Connecticut's other high-profile murder case stayed true to his mug shot almost to the very end. When Raymond Clark III was arrested for killing Annie Le, a Yale graduate student in pharmacology, on Sept. 8, 2009, his police image was that of the kid who didn't study for the pop quiz.
He maintained that lost look at every court appearance thereafter. On June 3, New Haven Superior Court Judge Roland Fasano sentenced the 26-year-old Clark — who pleaded guilty to murder and attempted sexual assault — to 44 years in prison. While Le's family was spared a grueling trial like Hayes's, they lost something as well: an explanation. “He didn't provide any answers,” said Joseph Tacopina, an attorney representing the family.
Clark initially pleaded not guilty to strangling Le, 24, whose body was found at Yale's Animal Research Center on Amistad Street five days later on what was to be her wedding day. Thoughts that Le may have been a runaway bride were quickly dashed because she left her purse and cell phone behind. Her 89-pound body was stuffed upside down in a wall behind a toilet, covered by insulation, prosecutors said; she had been strangled and suffered a broken jaw and collarbone during a struggle.
Once Le's body was found, an already frenzied investigation at the Amistad building picked up more steam. At this point, Clark's behavior indicated that he was up well past his bedtime. He was employed in the building as a lab technician, in charge of maintaining the animals that researchers like Le used in experiments. According to court documents, he began scrubbing floors and drains that were already clean, and moved a box of wipes that contained a blood splatter — all under the noses of police officers. He then tried to make small talk with the police, thinking he could blame the cat for the scratch marks on his face and arm. Thanks to his own activities, he became their prime suspect.
It's not as if Clark hadn't tried to hide his tracks. “He changed his clothes,” Senior Assistant State's Attorney David Strollo said in court. He also tried to use an air freshener “to camouflage the smell of the decomposing body,” Strollo said. He even went so far as to try to fish evidence he dropped behind the wall with Le's body, which included a bloody sock and a green-inked pen. His failure to retrieve the pen was damning, because he signed in that day in green ink and signed out in black.
High-tech evidence quickly overwhelmed Clark's protests of innocence. Video surveillance showed him entering the building in one set of clothing and exiting in another; key-card swipes had him as the only person in the same room as Le when she was slain, and then he repeatedly entered a nearby room to hide her body. Still, he persisted while the authorities watched. While in jail, Strollo said, Clark “was reaching out to people to provide an alibi.”

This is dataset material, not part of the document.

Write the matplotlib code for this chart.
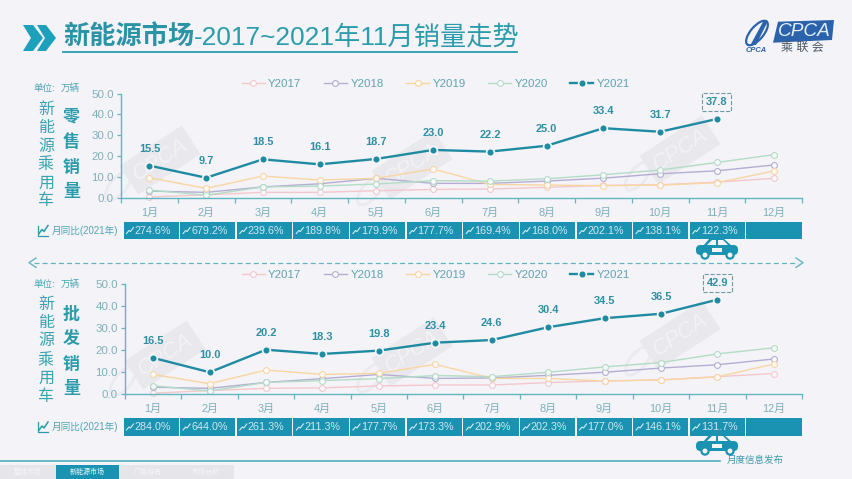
import matplotlib
matplotlib.use('Agg')
import matplotlib.pyplot as plt
from matplotlib.patches import Rectangle, Polygon, Circle, Ellipse, FancyBboxPatch

FONT = ['Liberation Sans', 'Noto Sans CJK SC']
plt.rcParams['font.family'] = FONT

W, H = 852, 479
BG = '#f4f3f7'
TEAL = '#1f8ba3'
CELL = '#1a93b2'
TEXT = '#2a9cab'
AXIS = '#62b6c2'
MUTED = '#7fb0ba'

months = ['1月', '2月', '3月', '4月', '5月', '6月', '7月', '8月', '9月', '10月', '11月', '12月']
y_ticks = [0, 10, 20, 30, 40, 50]

# retail numbers
retail_2017 = [0.5, 1.5, 2.7, 2.7, 3.5, 4.1, 4.3, 5.1, 6.0, 6.3, 7.6, 9.4]
retail_2018 = [3.3, 2.7, 5.3, 6.8, 9.4, 7.0, 7.0, 8.1, 9.5, 11.6, 13.0, 15.8]
retail_2019 = [9.7, 4.6, 10.5, 8.6, 9.4, 13.9, 6.5, 6.2, 5.9, 6.2, 7.3, 12.9]
retail_2020 = [3.8, 1.3, 5.3, 5.7, 6.7, 8.3, 8.1, 9.2, 11.1, 13.4, 17.0, 20.7]
retail_2021 = [15.5, 9.7, 18.5, 16.1, 18.7, 23.0, 22.2, 25.0, 33.4, 31.7, 37.8]
retail_yoy = ['274.6%', '679.2%', '239.6%', '189.8%', '179.9%', '177.7%',
              '169.4%', '168.0%', '202.1%', '138.1%', '122.3%']

# wholesale numbers
whole_2017 = [0.5, 1.7, 2.7, 2.9, 3.8, 4.2, 4.2, 5.3, 6.1, 6.5, 8.0, 9.4]
whole_2018 = [3.2, 2.7, 5.4, 7.1, 9.0, 7.2, 7.4, 8.6, 10.0, 11.9, 13.4, 16.0]
whole_2019 = [9.0, 4.8, 11.0, 9.0, 9.5, 13.6, 7.2, 7.2, 6.0, 6.5, 7.9, 13.7]
whole_2020 = [3.9, 1.5, 5.4, 6.2, 7.1, 8.5, 8.0, 10.0, 12.4, 14.4, 18.3, 21.1]
whole_2021 = [16.5, 10.0, 20.2, 18.3, 19.8, 23.4, 24.6, 30.4, 34.5, 36.5, 42.9]
whole_yoy = ['284.0%', '644.0%', '261.3%', '211.3%', '177.7%', '173.3%',
             '202.9%', '202.3%', '177.0%', '146.1%', '131.7%']

year_names = ['Y2017', 'Y2018', 'Y2019', 'Y2020']
year_colors = ['#f3c8cd', '#b3aed2', '#f8d6a2', '#b2dcc6']

tab_names = ['整体市场', '新能源市场', '厂商排名', '市场分析']

fig = plt.figure(figsize=(W / 100, H / 100), dpi=100, facecolor=BG)

# overlay in pixel coordinates for all the slide furniture
bg = fig.add_axes([0, 0, 1, 1], zorder=0)
bg.set_xlim(0, W)
bg.set_ylim(H, 0)
bg.axis('off')


def px(size):
    return size * 0.72


def watermark(x, y):
    bg.text(x, y, 'CPCA', rotation=33, ha='center', va='center', fontsize=px(22),
            color='#f3f2f6', fontstyle='italic',
            bbox=dict(boxstyle='square,pad=0.3', fc='#e9e8ec', ec='none'))
    bg.add_patch(Ellipse((x - 42, y + 26), 34, 16, angle=-50, fc='none', ec='#ebeaee', lw=2.0))


def car(cx, cy):
    body = FancyBboxPatch((cx - 21, cy - 3), 42, 10, boxstyle='round,pad=0,rounding_size=4.5',
                          fc=CELL, ec='none', zorder=4)
    bg.add_patch(body)
    bg.add_patch(Polygon([(cx - 14, cy - 2), (cx - 7, cy - 10), (cx + 6, cy - 10), (cx + 15, cy - 2)],
                         fc=CELL, ec='none', zorder=4))
    bg.add_patch(Polygon([(cx - 10, cy - 3), (cx - 5, cy - 8), (cx - 1, cy - 8), (cx - 1, cy - 3)],
                         fc=BG, ec='none', zorder=5))
    bg.add_patch(Polygon([(cx + 1, cy - 3), (cx + 1, cy - 8), (cx + 6, cy - 8), (cx + 11, cy - 3)],
                         fc=BG, ec='none', zorder=5))
    bg.add_patch(Rectangle((cx - 5, cy), 10, 3.5, fc=BG, ec='none', zorder=5))
    for dx in (-12, 13):
        bg.add_patch(Circle((cx + dx, cy + 7), 3.6, fc=BG, ec=CELL, lw=1.6, zorder=6))


def panel(x0, top, bottom, cell_top, cell_bottom, series, current, yoy, side, unit_y, side_ys, name_ys, car_y):
    ax = fig.add_axes([x0 / W, 1 - bottom / H, (802 - x0) / W, (bottom - top) / H], zorder=2)
    ax.patch.set_alpha(0)
    xs = list(range(len(months)))
    for values, name, color in zip(series, year_names, year_colors):
        ax.plot(xs, values, color=color, lw=1.0, marker='o', ms=4.2, mfc='#fafafc',
                mec=color, mew=0.8, label=name, clip_on=False)
    cur_x = xs[:len(current)]
    ax.plot(cur_x, current, color=TEAL, lw=1.7, marker='o', ms=5.6, mfc=TEAL,
            mec='#f6f6f9', mew=1.2, label='Y2021', clip_on=False, zorder=5)
    for i, v in enumerate(current):
        last = i == len(current) - 1
        box = dict(boxstyle='square,pad=0.35', fc='none', ec='#6f9aa6', ls='--', lw=0.8) if last else None
        ax.annotate('%.1f' % v, (i, v), xytext=(0, px(17)), textcoords='offset points',
                    ha='center', va='center', fontsize=px(11), fontweight='bold',
                    color='#2f8fa3', bbox=box)
    ax.set_xlim(-0.5, 11.5)
    ax.set_ylim(0, 50)
    ax.set_yticks(y_ticks)
    ax.set_yticklabels(['%.1f' % t for t in y_ticks])
    ax.set_xticks([i - 0.5 for i in range(13)])
    ax.set_xticklabels([])
    ax.set_xticks(xs, minor=True)
    ax.set_xticklabels(months, minor=True)
    ax.tick_params(axis='x', which='major', color=AXIS, length=3.5, width=0.9)
    ax.tick_params(axis='x', which='minor', length=0, pad=7, labelsize=px(11), labelcolor=MUTED)
    ax.tick_params(axis='y', color=AXIS, length=3, width=0.9, pad=2, labelsize=px(11.5), labelcolor=MUTED)
    for s in ('top', 'right'):
        ax.spines[s].set_visible(False)
    for s in ('left', 'bottom'):
        ax.spines[s].set_color(AXIS)
        ax.spines[s].set_linewidth(1.0)
    ax.legend(loc='center', bbox_to_anchor=(436 / W, 1 - (top - 9.5) / H), bbox_transform=fig.transFigure,
              ncol=5, frameon=False, fontsize=px(11.5), labelcolor='#5fa3b2', handlelength=2.0,
              handletextpad=0.3, columnspacing=1.95)

    # month on month strip
    cell_w = (803 - 123.5) / 12
    for i in range(12):
        left = 123.5 + i * cell_w
        bg.add_patch(Rectangle((left, cell_top), cell_w - 1.3, cell_bottom - cell_top, fc=CELL, ec='none'))
        if i < len(yoy):
            my = (cell_top + cell_bottom) / 2
            bg.plot([left + 3, left + 5.5, left + 7, left + 10], [my + 3, my, my + 1, my - 3],
                    color='#d4edf2', lw=0.8)
            bg.text(left + 11, my, yoy[i], ha='left', va='center', fontsize=px(10.8), color='#cfe8ee')
    my = (cell_top + cell_bottom) / 2
    bg.plot([38, 38, 48], [my - 5, my + 5, my + 5], color=TEXT, lw=0.9)
    bg.plot([39, 42, 44, 48], [my + 3, my - 1, my + 1, my - 5], color=TEXT, lw=1.1)
    bg.text(52, my, '月同比(2021年)', ha='left', va='center', fontsize=px(9.6), color='#4fa5b5')

    bg.text(33, unit_y, '单位:', ha='left', va='center', fontsize=px(9.5), color='#4fa5b5')
    bg.text(61, unit_y, '万辆', ha='left', va='center', fontsize=px(9.5), color='#4fa5b5')
    for ch, y in zip('新能源乘用车', name_ys):
        bg.text(46, y, ch, ha='center', va='center', fontsize=px(16), color='#39a3b0')
    for ch, y in zip(side, side_ys):
        bg.text(71.5, y, ch, ha='center', va='center', fontsize=px(17), fontweight='bold', color='#2a9cab')
    car(717, car_y)


# watermarks sit under the charts
for wx, wy in [(160, 160), (412, 165), (680, 150), (165, 355), (412, 352), (680, 335)]:
    watermark(wx, wy)

# title
bg.add_patch(Polygon([(23, 25), (33, 25), (43, 38), (33, 51), (23, 51), (31, 38)], fc='#1da0bc', ec='none'))
bg.add_patch(Polygon([(37, 25), (46, 25), (56, 38), (46, 51), (37, 51), (45, 38)], fc='#1da0bc', ec='none'))
bg.text(63, 37, '新能源市场', ha='left', va='center', fontsize=px(26.2), fontweight='bold', color='#2b93a6')
bg.text(194, 37, '-2017~2021年11月销量走势', ha='left', va='center', fontsize=px(26.2), color=TEXT)
bg.plot([63, 517], [52, 52], color=TEXT, lw=1.3)

# logo
bg.add_patch(Polygon([(778, 21.7), (834, 20), (832, 40), (773, 42.7)], fc='#2a63ac', ec='none'))
bg.text(804, 31, 'CPCA', ha='center', va='center', fontsize=px(19), fontstyle='italic', color='#e6eef7')
bg.text(802, 48, '乘 联 会', ha='center', va='center', fontsize=px(12), color='#4a5a6a')
bg.add_patch(Ellipse((757, 33), 30, 13, angle=-50, fc='none', ec='#2a63ac', lw=1.6))
bg.add_patch(Polygon([(764, 20), (768, 21), (756, 45), (751, 44)], fc='#2a63ac', ec='none'))
bg.text(756, 50, 'CPCA', ha='center', va='center', fontsize=px(7.5), fontstyle='italic', fontweight='bold', color='#2a63ac')

panel(121, 93.5, 198, 222, 239,
      [retail_2017, retail_2018, retail_2019, retail_2020], retail_2021, retail_yoy,
      '零售销量', 88, [117, 142, 167, 191], [109, 127, 146, 165, 183, 201], 248)
panel(125, 284, 394.3, 418, 436,
      [whole_2017, whole_2018, whole_2019, whole_2020], whole_2021, whole_yoy,
      '批发销量', 284, [314, 339, 364, 388], [304, 322, 341, 360, 378, 396], 444)

# divider between panels
bg.plot([34, 798], [262.7, 262.7], color=AXIS, lw=0.9, ls=(0, (4, 2.5)))
bg.plot([36, 29, 36], [258, 262.7, 267.4], color=AXIS, lw=1.0)
bg.plot([796, 803, 796], [258, 262.7, 267.4], color=AXIS, lw=1.0)

# footer
bg.plot([0, 720], [460.7, 460.7], color='#53aebb', lw=1.2)
bg.text(755, 460.5, '月度信息发布', ha='center', va='center', fontsize=px(9.5), fontstyle='italic', color='#3f9aaa')
tab_edges = [0, 55.5, 119, 177, 234]
for i, name in enumerate(tab_names):
    active = i == 1
    bg.add_patch(Rectangle((tab_edges[i], 465), tab_edges[i + 1] - tab_edges[i], 14,
                           fc=CELL if active else '#e6e5e9', ec='none'))
    bg.text((tab_edges[i] + tab_edges[i + 1]) / 2, 472, name, ha='center', va='center', fontsize=px(7),
            color='#eef7f9' if active else '#f6f6f8')

fig.savefig('out.png', dpi=100, facecolor=BG)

As the proceedings dragged on and the walls came crashing down, his public defenders, Beth Merkin and Joseph Lopez, hammered out a deal that spared him a life sentence. He will be 70 when he's eligible for parole.
“This was a vibrant, promising young girl whose life was snuffed out,” Fasano said as he sentenced Clark. “This defendant is going to pay for his crime. He has forfeited his youth. He may well have forfeited his life.”

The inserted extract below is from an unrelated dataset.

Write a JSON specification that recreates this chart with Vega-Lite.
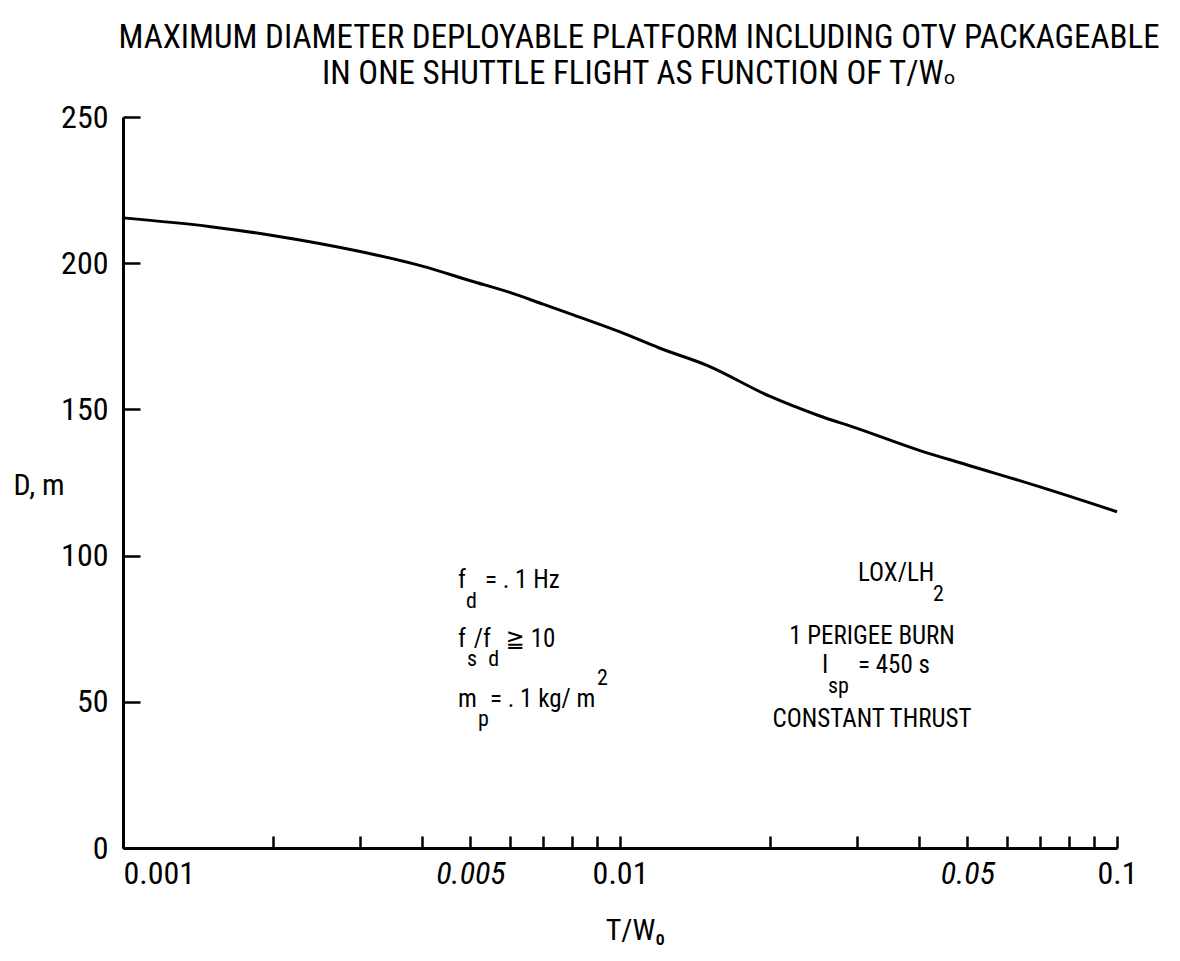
{
  "$schema": "https://vega.github.io/schema/vega-lite/v6.json",
  "width": 994,
  "height": 731,
  "autosize": {"type": "none"},
  "padding": {"left": 123, "top": 117, "right": 63, "bottom": 113},
  "background": "white",
  "config": {
    "font": "Liberation Sans Narrow, Roboto Condensed, Noto Sans Condensed, DejaVu Sans Condensed, sans-serif",
    "view": {"stroke": null},
    "axis": {"grid": false, "domainColor": "black", "domainWidth": 3, "tickColor": "black", "tickWidth": 2.5, "labelColor": "black", "titleColor": "black", "labelFont": "Liberation Sans Narrow, Roboto Condensed, Noto Sans Condensed, DejaVu Sans Condensed, sans-serif", "titleFont": "Liberation Sans Narrow, Roboto Condensed, Noto Sans Condensed, DejaVu Sans Condensed, sans-serif"}
  },
  "title": {
    "text": ["MAXIMUM DIAMETER DEPLOYABLE PLATFORM INCLUDING OTV PACKAGEABLE", "IN ONE SHUTTLE FLIGHT AS FUNCTION OF T/Wₒ"],
    "fontSize": 33,
    "fontWeight": "normal",
    "color": "black",
    "anchor": "middle",
    "dx": 19,
    "offset": 10,
    "lineHeight": 36
  },
  "datasets": {
    "curve": [
      {"tw": 0.001, "d": 215.5},
      {"tw": 0.0015, "d": 212.5},
      {"tw": 0.002, "d": 209.5},
      {"tw": 0.003, "d": 204},
      {"tw": 0.004, "d": 199},
      {"tw": 0.005, "d": 194},
      {"tw": 0.006, "d": 190},
      {"tw": 0.007, "d": 186},
      {"tw": 0.008, "d": 182.5},
      {"tw": 0.01, "d": 176.5},
      {"tw": 0.012, "d": 171},
      {"tw": 0.015, "d": 165},
      {"tw": 0.02, "d": 154.5},
      {"tw": 0.025, "d": 148},
      {"tw": 0.03, "d": 143.5},
      {"tw": 0.04, "d": 136},
      {"tw": 0.05, "d": 131},
      {"tw": 0.07, "d": 123.5},
      {"tw": 0.1, "d": 115}
    ],
    "notes": [
      {"tw": 0.004721, "d": 91.5, "t": "f"},
      {"tw": 0.005352, "d": 91.5, "t": "= . 1 Hz"},
      {"tw": 0.004721, "d": 71.5, "t": "f"},
      {"tw": 0.005078, "d": 71.5, "t": "/f"},
      {"tw": 0.005898, "d": 71.5, "t": "≧ 10"},
      {"tw": 0.004721, "d": 51.0, "t": "m"},
      {"tw": 0.005476, "d": 51.0, "t": "= . 1 kg/ m"},
      {"tw": 0.03012, "d": 94.0, "t": "LOX/LH"},
      {"tw": 0.02549, "d": 62.5, "t": "I"},
      {"tw": 0.03012, "d": 62.5, "t": "= 450 s"}
    ],
    "centered": [
      {"tw": 0.03214, "d": 72.5, "t": "1 PERIGEE BURN"},
      {"tw": 0.03214, "d": 44.0, "t": "CONSTANT THRUST"}
    ],
    "subs": [
      {"tw": 0.004898, "d": 84.5, "t": "d"},
      {"tw": 0.004920, "d": 64.5, "t": "s"},
      {"tw": 0.005432, "d": 64.5, "t": "d"},
      {"tw": 0.00518, "d": 44.0, "t": "p"},
      {"tw": 0.008989, "d": 58.0, "t": "2"},
      {"tw": 0.04263, "d": 87.0, "t": "2"},
      {"tw": 0.02621, "d": 55.5, "t": "sp"}
    ]
  },
  "layer": [
    {
      "data": {"name": "curve"},
      "mark": {"type": "line", "color": "black", "strokeWidth": 3, "interpolate": "monotone"},
      "encoding": {
        "x": {
          "field": "tw", "type": "quantitative",
          "scale": {"type": "log", "domain": [0.001, 0.1], "nice": false},
          "axis": {
            "title": "T/W₀",
            "titleFontSize": 30,
            "titleFontWeight": "normal",
            "titleX": 512,
            "titleY": 82,
            "titleBaseline": "middle",
            "values": [0.001, 0.002, 0.003, 0.004, 0.005, 0.006, 0.007, 0.008, 0.009, 0.01, 0.02, 0.03, 0.04, 0.05, 0.06, 0.07, 0.08, 0.09, 0.1],
            "labelExpr": "datum.value == 0.001 ? '0.001' : datum.value == 0.005 ? '0.005' : datum.value == 0.01 ? '0.01' : datum.value == 0.05 ? '0.05' : datum.value == 0.1 ? '0.1' : ''",
            "labelFontStyle": {"condition": {"test": "datum.value == 0.005 || datum.value == 0.05", "value": "italic"}, "value": "normal"},
            "labelAlign": {"condition": {"test": "datum.value == 0.001", "value": "left"}, "value": "center"},
            "labelFontSize": 32,
            "labelOverlap": false,
            "labelFlush": false,
            "tickSize": -12,
            "labelPadding": 22
          }
        },
        "y": {
          "field": "d", "type": "quantitative",
          "scale": {"domain": [0, 250], "nice": false, "zero": true},
          "axis": {
            "title": "D,  m",
            "titleAngle": 0,
            "titleFontSize": 30,
            "titleFontWeight": "normal",
            "titleAlign": "left",
            "titleBaseline": "middle",
            "titleX": -110,
            "titleY": 368,
            "values": [0, 50, 100, 150, 200, 250],
            "labelFontSize": 32,
            "tickSize": -17,
            "labelPadding": 32
          }
        }
      }
    },
    {
      "data": {"name": "notes"},
      "mark": {"type": "text", "align": "left", "baseline": "middle", "fontSize": 25, "color": "black"},
      "encoding": {
        "x": {"field": "tw", "type": "quantitative"},
        "y": {"field": "d", "type": "quantitative"},
        "text": {"field": "t"}
      }
    },
    {
      "data": {"name": "centered"},
      "mark": {"type": "text", "align": "center", "baseline": "middle", "fontSize": 25, "color": "black"},
      "encoding": {
        "x": {"field": "tw", "type": "quantitative"},
        "y": {"field": "d", "type": "quantitative"},
        "text": {"field": "t"}
      }
    },
    {
      "data": {"name": "subs"},
      "mark": {"type": "text", "align": "left", "baseline": "middle", "fontSize": 22, "color": "black"},
      "encoding": {
        "x": {"field": "tw", "type": "quantitative"},
        "y": {"field": "d", "type": "quantitative"},
        "text": {"field": "t"}
      }
    }
  ]
}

Clark's family stayed by his side, but his father, Raymond Jr., had the same dazed look. “This is not the Ray we know and raised,” he told the court. “We can't explain or make any sense of this.”
Tacopina said his team will investigate whether “lapses in security at Yale” contributed to her death and whether “some changes need to be made.” He declined to say that the family is filing a lawsuit at this point, but that he wanted to make sure that “Annie Le's death was not in vain.” Even Le's family disagreed in open court, though, on whether her death was a case of workplace violence.
Clark's fiancée, Jennifer Hromadka, remained with his family but wouldn't speak. But her father, Frank Hromadka, said outside the courthouse that, “It would be useless to stay engaged. She has her own life to live.”
As several of Le's family members tearfully told the court what Clark had taken away from them when he killed her, Clark's face finally morphed. He dabbed tears at the testimony, then apologized. “I took a life and continued to lie about it while Annie's friends, family, and fiancé sat and waited,” he said. “I am truly, truly sorry.”
As marshals escorted him away, Clark's eyes were red and puffy from crying. The blank look was gone at last.